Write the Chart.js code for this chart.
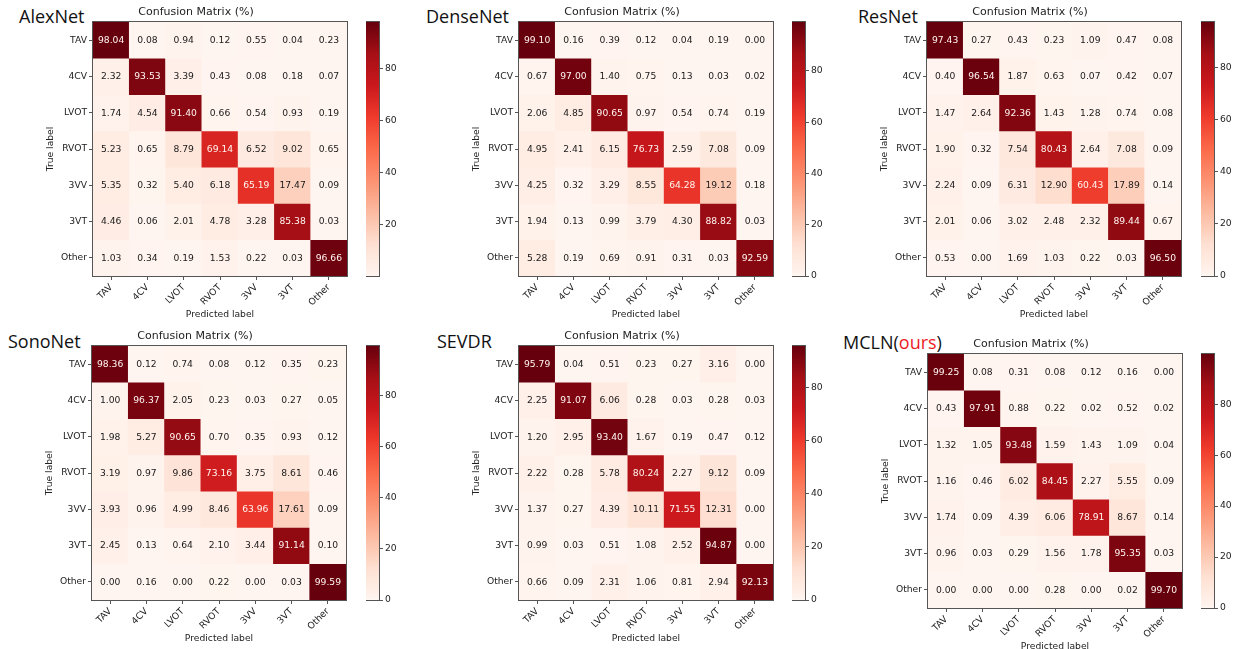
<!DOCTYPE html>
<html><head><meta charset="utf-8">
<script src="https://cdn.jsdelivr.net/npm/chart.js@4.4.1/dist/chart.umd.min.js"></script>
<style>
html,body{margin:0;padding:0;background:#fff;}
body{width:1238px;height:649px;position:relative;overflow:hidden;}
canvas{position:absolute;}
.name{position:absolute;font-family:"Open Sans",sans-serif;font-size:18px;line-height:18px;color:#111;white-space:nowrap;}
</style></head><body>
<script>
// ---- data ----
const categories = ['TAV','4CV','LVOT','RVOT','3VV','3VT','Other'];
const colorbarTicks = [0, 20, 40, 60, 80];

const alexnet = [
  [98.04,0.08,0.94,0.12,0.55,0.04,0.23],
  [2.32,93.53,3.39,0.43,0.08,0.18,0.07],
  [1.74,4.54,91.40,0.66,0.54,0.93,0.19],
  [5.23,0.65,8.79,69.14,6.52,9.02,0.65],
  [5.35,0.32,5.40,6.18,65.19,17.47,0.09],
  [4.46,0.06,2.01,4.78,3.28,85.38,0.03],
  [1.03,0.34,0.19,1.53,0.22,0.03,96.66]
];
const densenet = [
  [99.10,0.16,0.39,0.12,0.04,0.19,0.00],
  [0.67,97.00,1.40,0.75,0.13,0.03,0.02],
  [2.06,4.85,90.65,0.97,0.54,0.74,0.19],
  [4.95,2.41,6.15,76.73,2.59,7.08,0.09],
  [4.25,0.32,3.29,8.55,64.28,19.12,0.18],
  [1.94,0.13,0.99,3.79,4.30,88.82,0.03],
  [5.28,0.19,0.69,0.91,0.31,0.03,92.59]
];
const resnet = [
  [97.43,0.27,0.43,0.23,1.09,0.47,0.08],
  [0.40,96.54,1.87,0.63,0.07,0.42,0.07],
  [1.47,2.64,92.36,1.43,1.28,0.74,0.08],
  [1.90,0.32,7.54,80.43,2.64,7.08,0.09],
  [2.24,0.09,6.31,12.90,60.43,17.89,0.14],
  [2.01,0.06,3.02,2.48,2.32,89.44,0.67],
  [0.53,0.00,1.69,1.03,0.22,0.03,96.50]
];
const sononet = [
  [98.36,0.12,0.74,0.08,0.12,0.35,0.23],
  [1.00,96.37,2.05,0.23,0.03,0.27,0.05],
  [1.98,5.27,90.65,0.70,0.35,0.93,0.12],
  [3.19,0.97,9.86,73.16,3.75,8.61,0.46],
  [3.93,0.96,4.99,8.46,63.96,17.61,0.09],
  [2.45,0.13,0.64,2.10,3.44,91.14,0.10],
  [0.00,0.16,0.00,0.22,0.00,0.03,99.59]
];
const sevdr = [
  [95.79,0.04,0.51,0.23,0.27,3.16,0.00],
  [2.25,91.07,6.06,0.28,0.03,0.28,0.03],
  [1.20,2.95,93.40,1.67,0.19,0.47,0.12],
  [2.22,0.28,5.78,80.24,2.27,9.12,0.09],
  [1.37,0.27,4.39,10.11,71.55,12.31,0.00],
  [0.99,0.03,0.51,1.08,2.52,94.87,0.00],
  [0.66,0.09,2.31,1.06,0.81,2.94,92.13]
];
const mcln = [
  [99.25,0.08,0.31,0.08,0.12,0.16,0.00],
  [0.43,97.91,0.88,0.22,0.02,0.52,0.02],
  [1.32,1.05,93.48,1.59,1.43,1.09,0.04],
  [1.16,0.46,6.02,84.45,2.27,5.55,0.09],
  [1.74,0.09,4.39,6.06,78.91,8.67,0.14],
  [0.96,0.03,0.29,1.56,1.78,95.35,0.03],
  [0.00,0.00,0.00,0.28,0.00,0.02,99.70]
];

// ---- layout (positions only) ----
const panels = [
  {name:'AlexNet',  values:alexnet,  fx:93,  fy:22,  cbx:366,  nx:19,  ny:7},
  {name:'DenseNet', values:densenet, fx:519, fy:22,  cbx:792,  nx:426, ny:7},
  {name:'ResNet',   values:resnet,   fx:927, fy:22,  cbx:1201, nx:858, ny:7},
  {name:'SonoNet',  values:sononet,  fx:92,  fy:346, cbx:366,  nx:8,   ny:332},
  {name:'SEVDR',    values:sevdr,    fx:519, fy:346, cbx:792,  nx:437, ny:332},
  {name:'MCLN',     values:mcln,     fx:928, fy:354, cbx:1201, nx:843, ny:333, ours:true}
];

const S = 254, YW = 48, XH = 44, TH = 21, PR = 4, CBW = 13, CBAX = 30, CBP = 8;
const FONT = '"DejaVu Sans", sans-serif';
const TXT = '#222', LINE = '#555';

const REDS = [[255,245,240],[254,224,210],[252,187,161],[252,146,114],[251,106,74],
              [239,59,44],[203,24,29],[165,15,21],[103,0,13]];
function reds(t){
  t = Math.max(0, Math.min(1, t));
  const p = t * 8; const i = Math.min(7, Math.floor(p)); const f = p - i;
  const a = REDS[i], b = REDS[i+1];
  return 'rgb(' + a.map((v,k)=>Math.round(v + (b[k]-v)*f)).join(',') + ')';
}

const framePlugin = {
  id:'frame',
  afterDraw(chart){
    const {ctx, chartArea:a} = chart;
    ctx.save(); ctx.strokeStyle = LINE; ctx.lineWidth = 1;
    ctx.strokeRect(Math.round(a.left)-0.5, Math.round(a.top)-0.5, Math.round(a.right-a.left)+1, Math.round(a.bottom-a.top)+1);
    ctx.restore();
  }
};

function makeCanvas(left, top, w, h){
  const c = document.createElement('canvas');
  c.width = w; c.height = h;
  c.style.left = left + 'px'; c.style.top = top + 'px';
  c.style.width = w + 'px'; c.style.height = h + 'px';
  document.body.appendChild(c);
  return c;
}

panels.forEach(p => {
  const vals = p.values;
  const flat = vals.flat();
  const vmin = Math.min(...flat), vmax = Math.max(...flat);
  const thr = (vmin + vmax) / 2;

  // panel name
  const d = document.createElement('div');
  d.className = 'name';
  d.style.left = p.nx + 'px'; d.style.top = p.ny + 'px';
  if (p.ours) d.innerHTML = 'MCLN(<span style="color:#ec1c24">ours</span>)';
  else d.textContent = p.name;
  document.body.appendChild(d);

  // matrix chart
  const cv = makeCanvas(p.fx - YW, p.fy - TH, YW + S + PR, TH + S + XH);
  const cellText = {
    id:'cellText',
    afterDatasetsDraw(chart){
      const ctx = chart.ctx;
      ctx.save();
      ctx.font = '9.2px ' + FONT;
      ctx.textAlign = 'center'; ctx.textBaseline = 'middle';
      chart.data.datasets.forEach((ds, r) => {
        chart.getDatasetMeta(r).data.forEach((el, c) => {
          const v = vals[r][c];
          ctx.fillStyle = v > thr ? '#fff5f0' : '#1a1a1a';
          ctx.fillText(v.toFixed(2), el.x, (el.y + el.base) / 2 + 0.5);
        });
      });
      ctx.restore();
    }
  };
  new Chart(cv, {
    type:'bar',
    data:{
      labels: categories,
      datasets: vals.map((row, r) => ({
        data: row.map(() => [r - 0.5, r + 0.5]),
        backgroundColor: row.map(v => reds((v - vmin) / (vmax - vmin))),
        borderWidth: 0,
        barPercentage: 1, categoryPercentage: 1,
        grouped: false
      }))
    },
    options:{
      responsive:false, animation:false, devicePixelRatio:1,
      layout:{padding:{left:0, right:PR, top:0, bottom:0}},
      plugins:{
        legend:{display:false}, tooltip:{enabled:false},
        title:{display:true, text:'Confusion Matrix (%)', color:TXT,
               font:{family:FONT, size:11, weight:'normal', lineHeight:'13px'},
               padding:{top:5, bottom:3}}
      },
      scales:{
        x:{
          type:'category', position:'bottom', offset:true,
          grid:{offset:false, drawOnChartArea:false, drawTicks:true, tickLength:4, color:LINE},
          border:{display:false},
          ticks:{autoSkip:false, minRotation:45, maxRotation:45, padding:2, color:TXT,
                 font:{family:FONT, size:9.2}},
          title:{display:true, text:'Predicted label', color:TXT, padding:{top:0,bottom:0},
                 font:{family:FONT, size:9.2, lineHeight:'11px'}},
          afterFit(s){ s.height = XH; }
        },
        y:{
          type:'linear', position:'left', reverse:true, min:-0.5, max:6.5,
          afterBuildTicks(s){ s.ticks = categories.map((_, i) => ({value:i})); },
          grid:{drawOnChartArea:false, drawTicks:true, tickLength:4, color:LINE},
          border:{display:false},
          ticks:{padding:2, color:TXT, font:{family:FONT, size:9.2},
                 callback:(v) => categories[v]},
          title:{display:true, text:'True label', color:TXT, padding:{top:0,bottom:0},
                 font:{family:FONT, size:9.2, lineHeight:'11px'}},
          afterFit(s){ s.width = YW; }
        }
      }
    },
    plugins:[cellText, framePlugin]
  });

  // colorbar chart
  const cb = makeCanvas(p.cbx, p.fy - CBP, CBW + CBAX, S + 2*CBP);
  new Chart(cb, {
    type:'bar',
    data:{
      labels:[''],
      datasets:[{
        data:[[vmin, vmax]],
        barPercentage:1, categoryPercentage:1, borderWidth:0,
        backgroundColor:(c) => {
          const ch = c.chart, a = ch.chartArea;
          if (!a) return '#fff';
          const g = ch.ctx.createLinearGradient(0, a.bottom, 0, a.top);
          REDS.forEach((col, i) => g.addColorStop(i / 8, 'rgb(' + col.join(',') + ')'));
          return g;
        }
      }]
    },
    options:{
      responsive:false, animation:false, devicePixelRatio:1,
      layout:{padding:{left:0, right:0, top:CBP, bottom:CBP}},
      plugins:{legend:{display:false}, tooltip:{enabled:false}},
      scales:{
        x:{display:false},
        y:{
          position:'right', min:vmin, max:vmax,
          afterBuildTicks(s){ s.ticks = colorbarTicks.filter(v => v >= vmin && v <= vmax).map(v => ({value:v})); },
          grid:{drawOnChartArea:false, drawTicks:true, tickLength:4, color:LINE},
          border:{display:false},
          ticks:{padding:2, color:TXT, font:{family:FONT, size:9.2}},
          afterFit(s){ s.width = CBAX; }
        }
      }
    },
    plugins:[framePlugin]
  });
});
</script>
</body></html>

==

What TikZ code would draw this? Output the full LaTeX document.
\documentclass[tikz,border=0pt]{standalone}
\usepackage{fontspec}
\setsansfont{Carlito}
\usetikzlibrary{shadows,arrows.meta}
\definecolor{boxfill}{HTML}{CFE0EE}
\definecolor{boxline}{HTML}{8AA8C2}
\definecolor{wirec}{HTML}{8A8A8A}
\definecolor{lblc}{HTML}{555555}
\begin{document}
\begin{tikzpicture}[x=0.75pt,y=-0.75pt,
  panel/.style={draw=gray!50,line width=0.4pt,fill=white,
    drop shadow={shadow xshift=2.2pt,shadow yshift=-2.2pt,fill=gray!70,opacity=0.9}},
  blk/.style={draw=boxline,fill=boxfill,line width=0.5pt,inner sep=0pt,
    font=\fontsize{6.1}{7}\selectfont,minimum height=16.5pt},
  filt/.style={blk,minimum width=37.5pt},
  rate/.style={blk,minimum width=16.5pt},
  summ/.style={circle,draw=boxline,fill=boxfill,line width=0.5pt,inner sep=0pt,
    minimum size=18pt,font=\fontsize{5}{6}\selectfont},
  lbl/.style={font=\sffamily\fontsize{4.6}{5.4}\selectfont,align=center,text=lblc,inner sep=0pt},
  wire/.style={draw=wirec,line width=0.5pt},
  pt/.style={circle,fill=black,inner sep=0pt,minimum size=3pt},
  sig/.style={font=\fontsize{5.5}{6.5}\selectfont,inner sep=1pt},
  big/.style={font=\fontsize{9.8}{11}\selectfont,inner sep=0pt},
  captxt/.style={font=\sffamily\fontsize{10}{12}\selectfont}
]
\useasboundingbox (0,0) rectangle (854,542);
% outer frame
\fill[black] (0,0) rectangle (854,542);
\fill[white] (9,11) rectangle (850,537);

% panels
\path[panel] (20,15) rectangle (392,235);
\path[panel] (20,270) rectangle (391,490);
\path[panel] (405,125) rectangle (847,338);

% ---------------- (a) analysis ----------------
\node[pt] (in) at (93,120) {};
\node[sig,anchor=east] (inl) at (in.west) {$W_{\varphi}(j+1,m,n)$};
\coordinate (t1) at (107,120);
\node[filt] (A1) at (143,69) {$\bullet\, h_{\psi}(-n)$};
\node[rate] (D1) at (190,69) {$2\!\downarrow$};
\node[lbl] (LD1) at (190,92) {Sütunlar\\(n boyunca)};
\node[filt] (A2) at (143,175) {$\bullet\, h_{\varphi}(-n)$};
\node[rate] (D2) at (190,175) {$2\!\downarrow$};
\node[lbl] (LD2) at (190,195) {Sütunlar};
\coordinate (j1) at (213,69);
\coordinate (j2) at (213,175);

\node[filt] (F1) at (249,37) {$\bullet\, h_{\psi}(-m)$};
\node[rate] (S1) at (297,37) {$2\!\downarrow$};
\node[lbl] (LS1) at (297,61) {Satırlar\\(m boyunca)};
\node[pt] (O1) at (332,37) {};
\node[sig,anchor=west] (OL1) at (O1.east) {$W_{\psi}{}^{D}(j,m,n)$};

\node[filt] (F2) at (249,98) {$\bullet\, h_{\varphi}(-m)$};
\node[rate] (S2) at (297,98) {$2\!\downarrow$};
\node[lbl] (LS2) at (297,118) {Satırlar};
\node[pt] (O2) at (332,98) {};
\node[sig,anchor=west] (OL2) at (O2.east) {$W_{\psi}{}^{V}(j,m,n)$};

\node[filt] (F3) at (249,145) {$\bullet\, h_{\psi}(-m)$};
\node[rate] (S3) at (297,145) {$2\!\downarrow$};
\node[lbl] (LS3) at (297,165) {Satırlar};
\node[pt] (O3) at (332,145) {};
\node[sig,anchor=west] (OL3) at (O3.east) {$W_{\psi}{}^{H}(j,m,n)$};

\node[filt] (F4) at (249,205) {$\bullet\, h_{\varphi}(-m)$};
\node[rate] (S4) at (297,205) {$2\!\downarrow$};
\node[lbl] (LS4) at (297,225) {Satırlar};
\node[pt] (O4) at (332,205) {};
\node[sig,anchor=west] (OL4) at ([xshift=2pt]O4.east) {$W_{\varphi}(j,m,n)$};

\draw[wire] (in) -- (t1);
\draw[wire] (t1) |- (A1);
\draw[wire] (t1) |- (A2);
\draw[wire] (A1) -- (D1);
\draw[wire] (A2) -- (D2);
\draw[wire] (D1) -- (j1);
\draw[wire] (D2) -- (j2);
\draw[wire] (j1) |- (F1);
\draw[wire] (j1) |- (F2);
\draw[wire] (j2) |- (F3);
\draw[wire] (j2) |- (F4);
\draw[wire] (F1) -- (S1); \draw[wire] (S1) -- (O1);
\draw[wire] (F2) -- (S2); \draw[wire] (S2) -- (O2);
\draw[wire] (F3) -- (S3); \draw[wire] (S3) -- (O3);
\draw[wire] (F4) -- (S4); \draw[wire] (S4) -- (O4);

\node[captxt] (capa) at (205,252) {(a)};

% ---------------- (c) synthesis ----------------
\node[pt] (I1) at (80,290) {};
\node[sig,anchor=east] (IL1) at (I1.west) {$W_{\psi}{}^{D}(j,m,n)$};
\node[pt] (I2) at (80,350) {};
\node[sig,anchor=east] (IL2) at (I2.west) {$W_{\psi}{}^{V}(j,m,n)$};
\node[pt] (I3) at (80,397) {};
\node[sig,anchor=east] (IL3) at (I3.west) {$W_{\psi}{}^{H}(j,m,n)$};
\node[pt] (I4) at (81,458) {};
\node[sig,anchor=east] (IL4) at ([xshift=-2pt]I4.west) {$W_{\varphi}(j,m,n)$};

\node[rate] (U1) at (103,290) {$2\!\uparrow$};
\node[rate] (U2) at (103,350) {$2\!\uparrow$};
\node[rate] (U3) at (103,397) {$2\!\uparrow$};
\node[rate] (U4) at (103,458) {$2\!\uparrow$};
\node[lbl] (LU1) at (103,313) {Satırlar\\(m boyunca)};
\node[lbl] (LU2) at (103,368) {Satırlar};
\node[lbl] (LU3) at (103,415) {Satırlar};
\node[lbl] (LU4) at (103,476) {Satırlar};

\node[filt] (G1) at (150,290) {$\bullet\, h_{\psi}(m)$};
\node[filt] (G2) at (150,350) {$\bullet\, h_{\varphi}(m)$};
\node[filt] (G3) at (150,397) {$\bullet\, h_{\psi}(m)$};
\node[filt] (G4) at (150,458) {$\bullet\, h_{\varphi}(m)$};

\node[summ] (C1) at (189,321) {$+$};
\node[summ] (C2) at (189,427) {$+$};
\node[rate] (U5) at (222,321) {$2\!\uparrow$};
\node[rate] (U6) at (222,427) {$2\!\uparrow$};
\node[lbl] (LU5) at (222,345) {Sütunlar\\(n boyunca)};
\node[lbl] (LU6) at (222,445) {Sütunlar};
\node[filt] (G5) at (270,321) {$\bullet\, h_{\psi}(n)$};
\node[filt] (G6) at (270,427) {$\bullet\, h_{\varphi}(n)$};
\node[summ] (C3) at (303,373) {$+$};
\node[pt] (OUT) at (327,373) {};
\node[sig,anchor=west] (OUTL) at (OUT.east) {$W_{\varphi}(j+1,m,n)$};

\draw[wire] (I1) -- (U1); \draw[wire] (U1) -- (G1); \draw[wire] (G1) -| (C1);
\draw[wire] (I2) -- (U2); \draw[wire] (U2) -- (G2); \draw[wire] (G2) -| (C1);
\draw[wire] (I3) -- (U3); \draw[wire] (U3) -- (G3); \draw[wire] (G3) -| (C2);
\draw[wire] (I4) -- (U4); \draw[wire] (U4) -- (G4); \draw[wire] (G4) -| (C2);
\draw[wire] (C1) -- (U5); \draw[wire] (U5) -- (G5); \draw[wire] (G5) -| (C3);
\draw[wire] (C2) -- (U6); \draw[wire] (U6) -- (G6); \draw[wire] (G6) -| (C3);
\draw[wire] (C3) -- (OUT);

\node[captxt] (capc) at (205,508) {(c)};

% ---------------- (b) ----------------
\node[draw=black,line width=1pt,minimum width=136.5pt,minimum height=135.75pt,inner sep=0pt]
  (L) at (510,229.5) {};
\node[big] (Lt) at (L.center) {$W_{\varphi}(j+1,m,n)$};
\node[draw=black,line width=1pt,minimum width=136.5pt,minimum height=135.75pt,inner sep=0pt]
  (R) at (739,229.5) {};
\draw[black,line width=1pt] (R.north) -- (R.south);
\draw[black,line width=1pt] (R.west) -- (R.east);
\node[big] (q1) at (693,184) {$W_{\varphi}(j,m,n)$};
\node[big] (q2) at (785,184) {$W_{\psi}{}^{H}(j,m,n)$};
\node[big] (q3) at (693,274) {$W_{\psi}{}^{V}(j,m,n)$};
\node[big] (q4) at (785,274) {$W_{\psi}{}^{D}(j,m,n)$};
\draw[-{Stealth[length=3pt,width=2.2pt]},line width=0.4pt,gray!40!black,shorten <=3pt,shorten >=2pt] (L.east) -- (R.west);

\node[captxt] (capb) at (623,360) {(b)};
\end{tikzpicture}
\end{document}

Aim of the task →
Scan the lines for the string "this". Copy out each line that matches.

Exercise response →
Write the Chart.js code for this chart.
What TikZ code would draw this? Output the full LaTeX document.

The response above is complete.